TASK GOAL:
Images are not part of the copy; write out the rest of the data exactly as given.

——————

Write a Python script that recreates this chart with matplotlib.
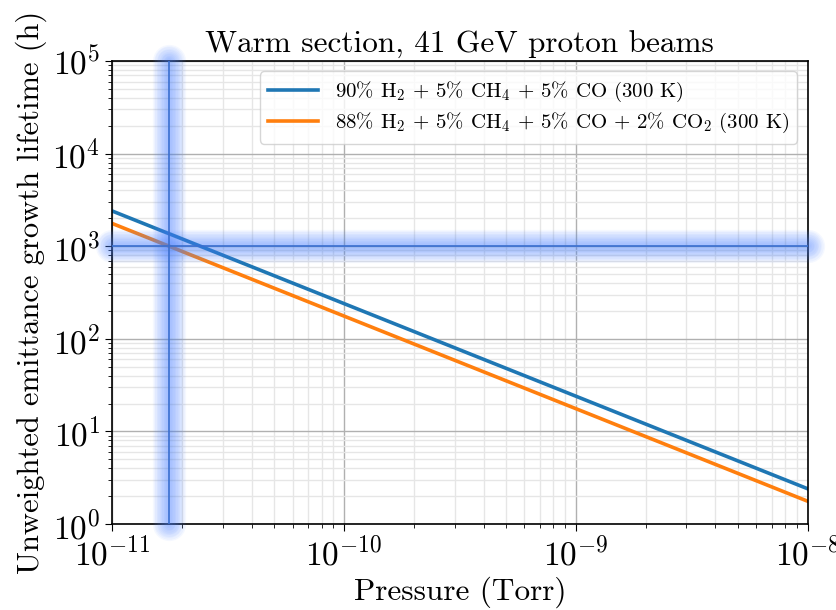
import numpy as np
import matplotlib
matplotlib.use("Agg")
import matplotlib.pyplot as plt

plt.rcParams['font.family'] = 'serif'
plt.rcParams['font.serif'] = ['cmr10']
plt.rcParams['mathtext.fontset'] = 'cm'
plt.rcParams['axes.formatter.use_mathtext'] = True

# values (log-log, straight lines)
pressure = [1e-11, 1e-10, 1e-9, 1e-8]
lifetime_mix1 = [2400, 240, 24, 2.4]
lifetime_mix2 = [1760, 176, 17.6, 1.76]
labels = [r"90% H$_2$ + 5% CH$_4$ + 5% CO (300 K)",
          r"88% H$_2$ + 5% CH$_4$ + 5% CO + 2% CO$_2$ (300 K)"]
target_lifetime = 1000      # h, horizontal marker
target_pressure = 1.76e-11  # Torr, vertical marker

fig, ax = plt.subplots(figsize=(8.37, 6.10), dpi=100)
fig.subplots_adjust(left=0.134, right=0.965, bottom=0.141, top=0.9)

ax.plot(pressure, lifetime_mix1, color='#1f77b4', lw=2.6, label=labels[0])
ax.plot(pressure, lifetime_mix2, color='#ff7f0e', lw=2.6, label=labels[1])

ax.set_xscale('log')
ax.set_yscale('log')
ax.set_xlim(1e-11, 1e-8)
ax.set_ylim(1, 1e5)

# glowing marker lines
glow = '#4a82ff'
for lw in np.arange(4, 26, 2):
    ax.axhline(target_lifetime, color=glow, lw=lw, alpha=0.055,
               solid_capstyle='round', clip_on=False, zorder=4)
    ax.axvline(target_pressure, color=glow, lw=lw, alpha=0.055,
               solid_capstyle='round', clip_on=False, zorder=4)
ax.axhline(target_lifetime, color='#3a6fd0', lw=1.2, zorder=5)
ax.axvline(target_pressure, color='#3a6fd0', lw=1.2, zorder=5)

ax.grid(True, which='major', color='#b0b0b0', lw=1.0)
ax.grid(True, which='minor', color='#e6e6e6', lw=1.0)
ax.set_axisbelow(True)

ax.tick_params(which='major', labelsize=24, length=5)
ax.tick_params(which='minor', length=3)
for s in ax.spines.values():
    s.set_linewidth(1.2)

ax.set_xlabel("Pressure (Torr)", fontsize=22.5)
ax.set_ylabel("Unweighted emittance growth lifetime (h)", fontsize=22)
ax.set_title("Warm section, 41 GeV proton beams", fontsize=22.5)

ax.legend(loc='upper right', fontsize=15, handlelength=2.4, labelspacing=0.35)

fig.savefig("out.png", dpi=100)
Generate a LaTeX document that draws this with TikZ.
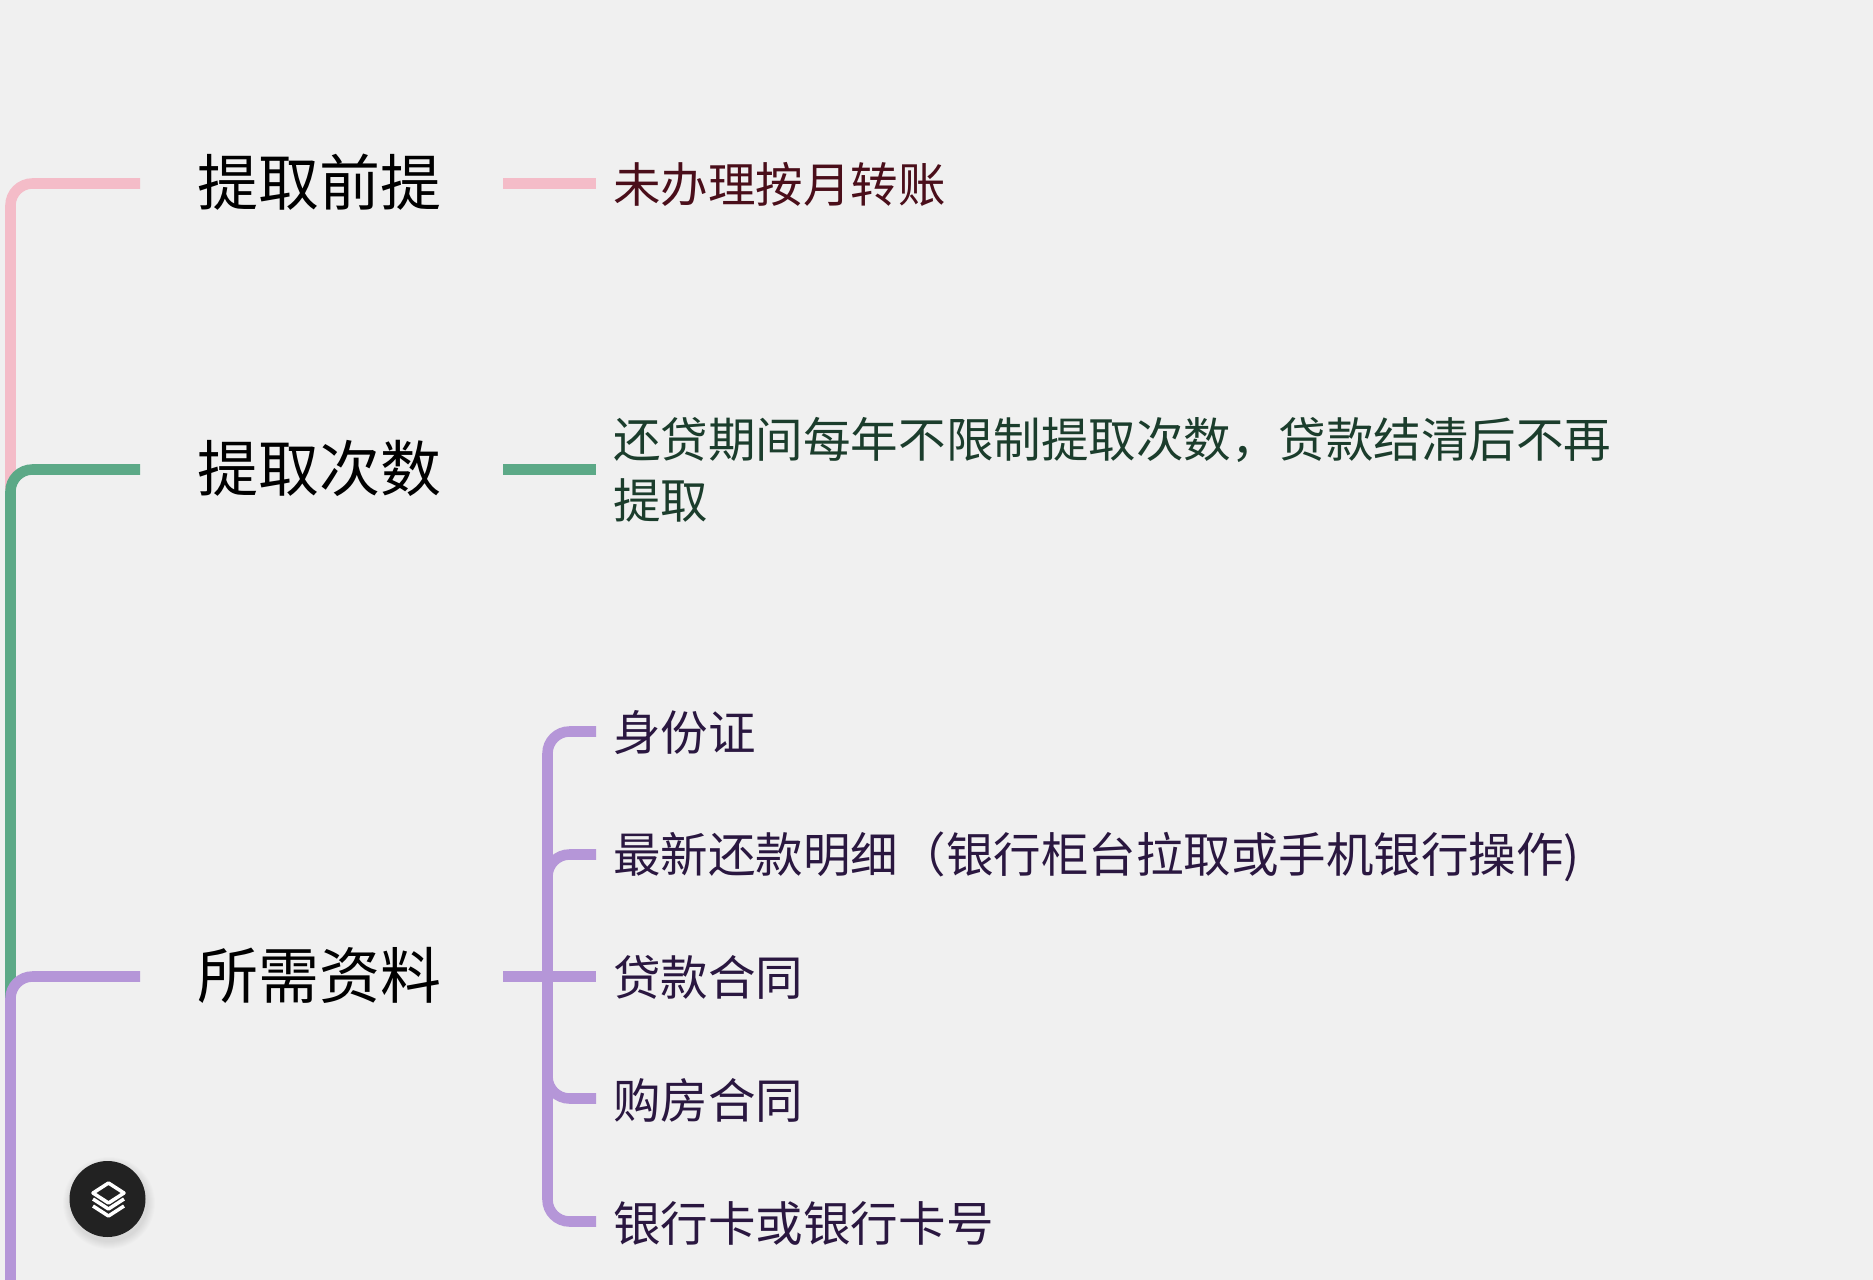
\documentclass[tikz,border=0pt]{standalone}
\usepackage{fontspec}
\setmainfont{Noto Sans CJK SC}
\definecolor{pagebg}{HTML}{F0F0F0}
\definecolor{branchpink}{HTML}{F4BCC8}
\definecolor{branchgreen}{HTML}{5CA987}
\definecolor{branchpurple}{HTML}{B596D8}
\definecolor{textpink}{HTML}{4A0E1A}
\definecolor{textgreen}{HTML}{1B3D2C}
\definecolor{textpurple}{HTML}{2A1740}
\definecolor{buttonblack}{HTML}{222222}
\tikzset{
  topic/.style={anchor=center,inner sep=0pt,text=black,font=\fontsize{34.7}{40}\selectfont},
  leaf/.style={anchor=west,inner sep=0pt,align=left,font=\fontsize{27.05}{34.6}\selectfont},
  branch/.style={line width=6pt,rounded corners=12.5pt},
  layer/.style={white,line width=2pt,line join=round},
}
\begin{document}
\begin{tikzpicture}[x=0.02cm,y=-0.02cm]
\useasboundingbox (0,0) rectangle (1873,1280);
\fill[pagebg] (0,0) rectangle (1873,1280);
\coordinate (pinkin) at (140,183.5);
\coordinate (greenin) at (140,469.5);
\coordinate (purplein) at (140,976.5);
\coordinate (pinkout) at (503,183.5);
\coordinate (greenout) at (503,469.5);
\coordinate (purpleout) at (503,976.5);
\coordinate (pinkleft) at (596,183.5);
\coordinate (greenleft) at (596,469.5);
\coordinate (idleft) at (596,731.5);
\coordinate (repayleft) at (596,854.5);
\coordinate (loanleft) at (596,976.5);
\coordinate (houseleft) at (596,1098.5);
\coordinate (cardleft) at (596,1221.5);
\node[topic] (premise) at (319.5,182) {提取前提};
\node[topic] (times) at (319.5,468) {提取次数};
\node[topic] (papers) at (319.5,975.5) {所需资料};
\node[leaf,text=textpink] (transfer) at (613,184) {未办理按月转账};
\node[leaf,text=textgreen] (limit) at (613,470) {还贷期间每年不限制提取次数，贷款结清后不再\\提取};
\node[leaf,text=textpurple] (idcard) at (613,732.5) {身份证};
\node[leaf,text=textpurple] (repay) at (613,857) {最新还款明细（银行柜台拉取或手机银行操作)};
\node[leaf,text=textpurple] (loan) at (613,977) {贷款合同};
\node[leaf,text=textpurple] (house) at (613,1100) {购房合同};
\node[leaf,text=textpurple] (card) at (613,1223) {银行卡或银行卡号};
% trunk
\draw[branch,branchpink] (pinkin) -- (10.5,183.5) -- (10.5,490);
\draw[branch,branchgreen] (greenin) -- (10.5,469.5) -- (10.5,1000);
\draw[branch,branchpurple] (purplein) -- (10.5,976.5) -- (10.5,1280);
\draw[branch,branchpink] (pinkout) -- (pinkleft);
\draw[branch,branchgreen] (greenout) -- (greenleft);
\draw[branch,branchpurple] (purpleout) -- (loanleft);
% bracket
\draw[branch,branchpurple] (idleft) -- (547.5,731.5) -- (547.5,976);
\draw[branch,branchpurple] (repayleft) -- (547.5,854.5) -- (547.5,976);
\draw[branch,branchpurple] (houseleft) -- (547.5,1098.5) -- (547.5,976);
\draw[branch,branchpurple] (cardleft) -- (547.5,1221.5) -- (547.5,976);
% button
\foreach \r in {39,40,41,42,43,44,45,46}
  \fill[black,opacity=.012] (109,1203) circle (\r);
\fill[buttonblack] (107.5,1199) circle (38);
\draw[layer] (108.5,1183) -- (124,1193) -- (108.5,1203) -- (93,1193) -- cycle;
\draw[layer] (93,1199) -- (108.5,1209) -- (124,1199);
\draw[layer] (93,1206) -- (108.5,1216) -- (124,1206);
\end{tikzpicture}
\end{document}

——————

RESPONSE:
Write a Python script that recreates this chart with matplotlib.
import numpy as np
import matplotlib
matplotlib.use("Agg")
import matplotlib.pyplot as plt

plt.rcParams['font.family'] = 'serif'
plt.rcParams['font.serif'] = ['cmr10']
plt.rcParams['mathtext.fontset'] = 'cm'
plt.rcParams['axes.formatter.use_mathtext'] = True

# values (log-log, straight lines)
pressure = [1e-11, 1e-10, 1e-9, 1e-8]
lifetime_mix1 = [2400, 240, 24, 2.4]
lifetime_mix2 = [1760, 176, 17.6, 1.76]
labels = [r"90% H$_2$ + 5% CH$_4$ + 5% CO (300 K)",
          r"88% H$_2$ + 5% CH$_4$ + 5% CO + 2% CO$_2$ (300 K)"]
target_lifetime = 1000      # h, horizontal marker
target_pressure = 1.76e-11  # Torr, vertical marker

fig, ax = plt.subplots(figsize=(8.37, 6.10), dpi=100)
fig.subplots_adjust(left=0.134, right=0.965, bottom=0.141, top=0.9)

ax.plot(pressure, lifetime_mix1, color='#1f77b4', lw=2.6, label=labels[0])
ax.plot(pressure, lifetime_mix2, color='#ff7f0e', lw=2.6, label=labels[1])

ax.set_xscale('log')
ax.set_yscale('log')
ax.set_xlim(1e-11, 1e-8)
ax.set_ylim(1, 1e5)

# glowing marker lines
glow = '#4a82ff'
for lw in np.arange(4, 26, 2):
    ax.axhline(target_lifetime, color=glow, lw=lw, alpha=0.055,
               solid_capstyle='round', clip_on=False, zorder=4)
    ax.axvline(target_pressure, color=glow, lw=lw, alpha=0.055,
               solid_capstyle='round', clip_on=False, zorder=4)
ax.axhline(target_lifetime, color='#3a6fd0', lw=1.2, zorder=5)
ax.axvline(target_pressure, color='#3a6fd0', lw=1.2, zorder=5)

ax.grid(True, which='major', color='#b0b0b0', lw=1.0)
ax.grid(True, which='minor', color='#e6e6e6', lw=1.0)
ax.set_axisbelow(True)

ax.tick_params(which='major', labelsize=24, length=5)
ax.tick_params(which='minor', length=3)
for s in ax.spines.values():
    s.set_linewidth(1.2)

ax.set_xlabel("Pressure (Torr)", fontsize=22.5)
ax.set_ylabel("Unweighted emittance growth lifetime (h)", fontsize=22)
ax.set_title("Warm section, 41 GeV proton beams", fontsize=22.5)

ax.legend(loc='upper right', fontsize=15, handlelength=2.4, labelspacing=0.35)

fig.savefig("out.png", dpi=100)
Generate a LaTeX document that draws this with TikZ.
\documentclass[tikz,border=0pt]{standalone}
\usepackage{fontspec}
\setmainfont{Noto Sans CJK SC}
\definecolor{pagebg}{HTML}{F0F0F0}
\definecolor{branchpink}{HTML}{F4BCC8}
\definecolor{branchgreen}{HTML}{5CA987}
\definecolor{branchpurple}{HTML}{B596D8}
\definecolor{textpink}{HTML}{4A0E1A}
\definecolor{textgreen}{HTML}{1B3D2C}
\definecolor{textpurple}{HTML}{2A1740}
\definecolor{buttonblack}{HTML}{222222}
\tikzset{
  topic/.style={anchor=center,inner sep=0pt,text=black,font=\fontsize{34.7}{40}\selectfont},
  leaf/.style={anchor=west,inner sep=0pt,align=left,font=\fontsize{27.05}{34.6}\selectfont},
  branch/.style={line width=6pt,rounded corners=12.5pt},
  layer/.style={white,line width=2pt,line join=round},
}
\begin{document}
\begin{tikzpicture}[x=0.02cm,y=-0.02cm]
\useasboundingbox (0,0) rectangle (1873,1280);
\fill[pagebg] (0,0) rectangle (1873,1280);
\coordinate (pinkin) at (140,183.5);
\coordinate (greenin) at (140,469.5);
\coordinate (purplein) at (140,976.5);
\coordinate (pinkout) at (503,183.5);
\coordinate (greenout) at (503,469.5);
\coordinate (purpleout) at (503,976.5);
\coordinate (pinkleft) at (596,183.5);
\coordinate (greenleft) at (596,469.5);
\coordinate (idleft) at (596,731.5);
\coordinate (repayleft) at (596,854.5);
\coordinate (loanleft) at (596,976.5);
\coordinate (houseleft) at (596,1098.5);
\coordinate (cardleft) at (596,1221.5);
\node[topic] (premise) at (319.5,182) {提取前提};
\node[topic] (times) at (319.5,468) {提取次数};
\node[topic] (papers) at (319.5,975.5) {所需资料};
\node[leaf,text=textpink] (transfer) at (613,184) {未办理按月转账};
\node[leaf,text=textgreen] (limit) at (613,470) {还贷期间每年不限制提取次数，贷款结清后不再\\提取};
\node[leaf,text=textpurple] (idcard) at (613,732.5) {身份证};
\node[leaf,text=textpurple] (repay) at (613,857) {最新还款明细（银行柜台拉取或手机银行操作)};
\node[leaf,text=textpurple] (loan) at (613,977) {贷款合同};
\node[leaf,text=textpurple] (house) at (613,1100) {购房合同};
\node[leaf,text=textpurple] (card) at (613,1223) {银行卡或银行卡号};
% trunk
\draw[branch,branchpink] (pinkin) -- (10.5,183.5) -- (10.5,490);
\draw[branch,branchgreen] (greenin) -- (10.5,469.5) -- (10.5,1000);
\draw[branch,branchpurple] (purplein) -- (10.5,976.5) -- (10.5,1280);
\draw[branch,branchpink] (pinkout) -- (pinkleft);
\draw[branch,branchgreen] (greenout) -- (greenleft);
\draw[branch,branchpurple] (purpleout) -- (loanleft);
% bracket
\draw[branch,branchpurple] (idleft) -- (547.5,731.5) -- (547.5,976);
\draw[branch,branchpurple] (repayleft) -- (547.5,854.5) -- (547.5,976);
\draw[branch,branchpurple] (houseleft) -- (547.5,1098.5) -- (547.5,976);
\draw[branch,branchpurple] (cardleft) -- (547.5,1221.5) -- (547.5,976);
% button
\foreach \r in {39,40,41,42,43,44,45,46}
  \fill[black,opacity=.012] (109,1203) circle (\r);
\fill[buttonblack] (107.5,1199) circle (38);
\draw[layer] (108.5,1183) -- (124,1193) -- (108.5,1203) -- (93,1193) -- cycle;
\draw[layer] (93,1199) -- (108.5,1209) -- (124,1199);
\draw[layer] (93,1206) -- (108.5,1216) -- (124,1206);
\end{tikzpicture}
\end{document}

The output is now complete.